One of Russia’s financial watchdogs has turned their eye to monitoring crypto transactions. A new system, which will be in place in the next few months, has the aim of tracking cryptocurrency transactions, especially those relating to Bitcoin.
The main aim of Russia’s Federal Financial Monitoring Service (Rosfinmonitoring) is to combat financial fraud and terror financing. One of their tools to do this is their Unified Information System. As the name suggests, this program allows users to add seemingly random information to the system, which will then collate the data to find a link and point authorities to the criminal or person of interest.
The end of this year will see the tool introduce a new feature – a cryptocurrency tracker addition, specifically aimed at Bitcoin transactions. BBC Russia reported that in addition to information such as the person’s bank account number, users will be able to add digital wallet details as well.

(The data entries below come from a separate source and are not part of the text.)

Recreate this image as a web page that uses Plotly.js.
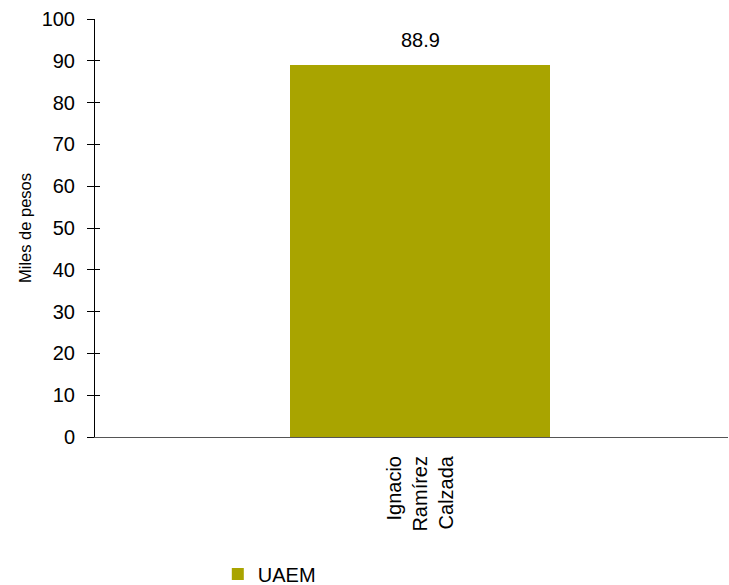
<!DOCTYPE html>
<html>
<head>
<meta charset="utf-8">
<script src="https://cdn.plot.ly/plotly-3.0.1.min.js"></script>
<style>html,body{margin:0;padding:0;background:#fff;}#chart{width:729px;height:585px;}</style>
</head>
<body>
<div id="chart"></div>
<script>
const categories = ["Ignacio<br>Ramírez<br>Calzada"];
const seriesName = "UAEM";
const values = [88.9];
const valueLabels = ["88.9"];
const yTicks = [0, 10, 20, 30, 40, 50, 60, 70, 80, 90, 100];

const font = "Liberation Sans, Arial, sans-serif";

const data = [
  {
    type: "bar",
    name: seriesName,
    x: categories,
    y: values,
    width: 0.4,
    marker: {color: "#A9A400"},
    showlegend: true
  },
  {
    type: "scatter",
    x: [],
    y: [],
    yaxis: "y2",
    showlegend: false,
    hoverinfo: "skip"
  }
];

const annotations = categories.map((c, i) => ({
  x: c,
  y: values[i],
  xref: "x",
  yref: "y",
  text: valueLabels[i],
  showarrow: false,
  yanchor: "bottom",
  yshift: 12,
  font: {family: font, size: 20, color: "#000"}
}));

const layout = {
  width: 729,
  height: 585,
  margin: {l: 95, r: 1, t: 19, b: 148},
  paper_bgcolor: "#fff",
  plot_bgcolor: "#fff",
  font: {family: font, size: 20, color: "#000"},
  bargap: 0,
  annotations: annotations,
  xaxis: {
    type: "category",
    range: [-0.5, 0.4728],
    automargin: false,
    showgrid: false,
    zeroline: false,
    showline: true,
    linecolor: "#555",
    linewidth: 1,
    ticks: "",
    ticklabelstandoff: 10,
    tickangle: -90,
    tickfont: {family: font, size: 20, color: "#000"},
    fixedrange: true
  },
  yaxis: {
    range: [0, 100],
    automargin: false,
    tickvals: yTicks,
    ticktext: yTicks.map(String),
    showgrid: false,
    zeroline: false,
    showline: true,
    linecolor: "#000",
    linewidth: 1,
    ticks: "outside",
    ticklen: 7,
    tickcolor: "#000",
    ticklabelstandoff: 8,
    tickfont: {family: font, size: 20, color: "#000"},
    title: {text: "Miles de pesos", font: {family: font, size: 16.5, color: "#000"}, standoff: 5},
    fixedrange: true
  },
  yaxis2: {
    overlaying: "y",
    anchor: "x",
    side: "left",
    range: [0, 100],
    tickvals: yTicks,
    showticklabels: false,
    showgrid: false,
    zeroline: false,
    showline: false,
    ticks: "inside",
    ticklen: 5,
    tickcolor: "#000",
    fixedrange: true
  },
  showlegend: true,
  legend: {
    orientation: "h",
    xref: "paper",
    x: 0.194,
    xanchor: "left",
    yref: "container",
    y: 0.0188,
    yanchor: "middle",
    font: {family: font, size: 20, color: "#000"},
    itemwidth: 30
  }
};

Plotly.newPlot("chart", data, layout, {displayModeBar: false, staticPlot: true});
</script>
</body>
</html>
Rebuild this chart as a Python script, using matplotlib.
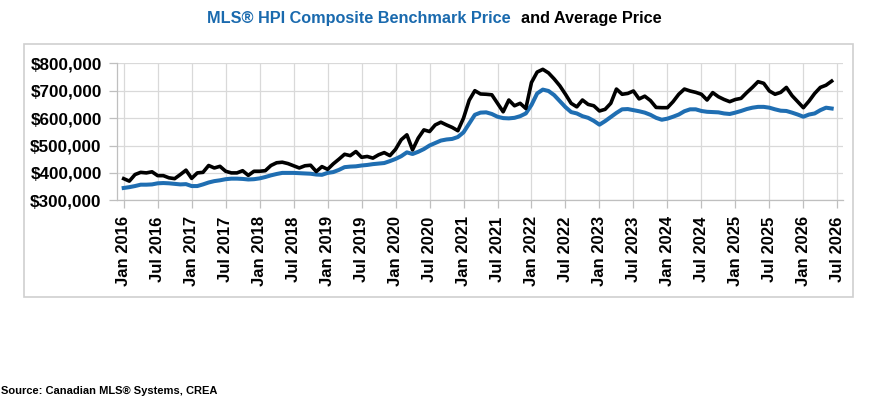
import numpy as np
import pandas as pd
import matplotlib
matplotlib.use("Agg")
import matplotlib.pyplot as plt
from matplotlib.patches import Rectangle

plt.rcParams['font.family'] = ['Liberation Sans', 'DejaVu Sans']

# Monthly values, Jan 2016 - Jun 2026
average_price = [
    379, 370, 394, 402, 400, 404, 390, 390, 382, 379, 394, 410,
    380, 400, 402, 427, 418, 424, 406, 400, 400, 408, 391, 406,
    406, 408, 427, 437, 439, 434, 426, 418, 426, 428, 405, 423,
    413, 433, 450, 468, 463, 478, 457, 460, 454, 466, 474, 463,
    486, 521, 539, 484, 527, 557, 551, 575, 585, 575, 566, 554,
    600, 665, 700, 688, 687, 685, 654, 623, 666, 645, 654, 635,
    730, 768, 778, 765, 743, 718, 687, 654, 641, 666, 650, 645,
    626, 632, 654, 706, 687, 690, 699, 670, 680, 664, 639, 638,
    638, 660, 687, 706, 699, 694, 687, 666, 693, 678, 668, 660,
    668, 672, 693, 712, 733, 727, 699, 687, 694, 712, 682, 660,
    638, 662, 690, 712, 720, 735,
]
hpi_benchmark = [
    345, 348, 352, 357, 357, 358, 362, 363, 362, 360, 358, 359,
    352, 352, 358, 365, 370, 373, 377, 379, 379, 378, 376, 377,
    380, 385, 391, 396, 400, 400, 400, 399, 398, 397, 394, 393,
    400, 403, 411, 421, 423, 424, 427, 429, 432, 434, 436, 443,
    451, 461, 475, 469, 477, 487, 500, 509, 518, 522, 524, 531,
    548, 580, 612, 620, 621, 615, 605, 600, 599, 601, 607, 617,
    648, 690, 704, 699, 684, 662, 640, 622, 617, 607, 601, 590,
    576, 589, 604, 619, 632, 633, 629, 625, 620, 612, 601, 594,
    598, 605, 613, 625, 632, 632, 626, 623, 622, 621, 617, 615,
    620, 626, 633, 638, 641, 641, 638, 632, 627, 626, 620, 613,
    605, 613, 617, 629, 638, 635,
]
average_price = np.array(average_price) * 1000
hpi_benchmark = np.array(hpi_benchmark) * 1000

tick_years = list(range(2016, 2027))
tick_labels = [f"{m} {y}" for y in tick_years for m in ("Jan", "Jul")]
y_ticks = [300000, 400000, 500000, 600000, 700000, 800000]

W, H = 878, 397
fig = plt.figure(figsize=(W / 100, H / 100), dpi=100)

# outer frame
fig.add_artist(Rectangle((24 / W, 1 - 297 / H), (853 - 24) / W, (297 - 44) / H,
                         transform=fig.transFigure, fill=False,
                         ec='#cfcfcf', lw=1.2))

ax = fig.add_axes([117 / W, 1 - 200.3 / H, (843 - 117) / W, (200.3 - 63.3) / H])

x = np.arange(len(average_price))
ax.plot(x, hpi_benchmark, color='#1f6eb2', lw=2.9, solid_joinstyle='round', zorder=3)
ax.plot(x, average_price, color='#000000', lw=2.6, solid_joinstyle='round', zorder=4)

ax.set_xlim(-1.18, 127.0)
ax.set_ylim(300000, 800000)
ax.set_yticks(y_ticks)
ax.set_yticklabels([f"${v:,.0f}" for v in y_ticks], fontsize=12.3, fontweight='bold')
ax.set_xticks(np.arange(0, 6 * len(tick_labels), 6))
ax.set_xticklabels(tick_labels, rotation=90, fontsize=12, fontweight='bold')

ax.grid(True, color='#d9d9d9', lw=0.9)
ax.set_axisbelow(True)
for s in ('top', 'right'):
    ax.spines[s].set_visible(False)
for s in ('left', 'bottom'):
    ax.spines[s].set_color('#bfbfbf')
    ax.spines[s].set_linewidth(0.9)
ax.tick_params(axis='both', color='#bfbfbf', length=6, width=0.9)
ax.tick_params(axis='y', pad=5)
ax.tick_params(axis='x', pad=5.5)

# title in two colours
fig.text(207 / W, 1 - 18 / H, "MLS® HPI Composite Benchmark Price", color='#1a6aae',
         fontsize=11.7, fontweight='bold', va='center', ha='left')
fig.text(521 / W, 1 - 18 / H, "and Average Price", color='#000000',
         fontsize=11.7, fontweight='bold', va='center', ha='left')

fig.text(1 / W, 1 - 391 / H, "Source: Canadian MLS® Systems, CREA", color='#000000',
         fontsize=8, fontweight='bold', va='center', ha='left')

fig.savefig("out.png", dpi=100)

The Moscow Institute for Security and Information Analysis (SPI) will carry out the update, which, in addition to other system upgrades, will cost just under $3 million.
No Crypto Freedom in Russia
The first deputy chairman of the Bank of Russia, Olga Skorobogatova, has previously stated that the bank has no plans to allow independent cryptocurrency trading. In fact, a draft law titled ‘On Digital Financial Assets’ states that crypto transactions in Russia can only be completed by licensed authorities.
Herman Klimenko, a previous advisor to President Putin believes that these steps are necessary for controlling the “anonymous” cryptocurrencies as they are mainly used to fund illicit activities and to purchase illegal goods.
Bitcoin Tracking Could Encourage Evasion
However, Anton Merkurov feels that this approach is will actually encourage this type of behavior. The editor-in-chief at Satoshi.fm has said via translation:
If you look at the entire volume of laundered funds, the share that is laundered through the cryptocurrency is very small. Let’s say the turnover of the LocalBitcoins exchanger is up to a billion rubles a week, in fact, it’s not very much [compared to the 9 billion rubles in the case of] Colonel Zakharchenko.
Zakharchenko, who was the head of an anti-corruption division of the Russian police, was found with nearly $140 million in unexplained cash. Ironic much?
Merkurov feels that the more Russian authorities push to essentially centralize decentralization in the country, the harder crypto believers will work to make that job as hard as possible for them. One way to do this would be to create different wallets for each new transaction.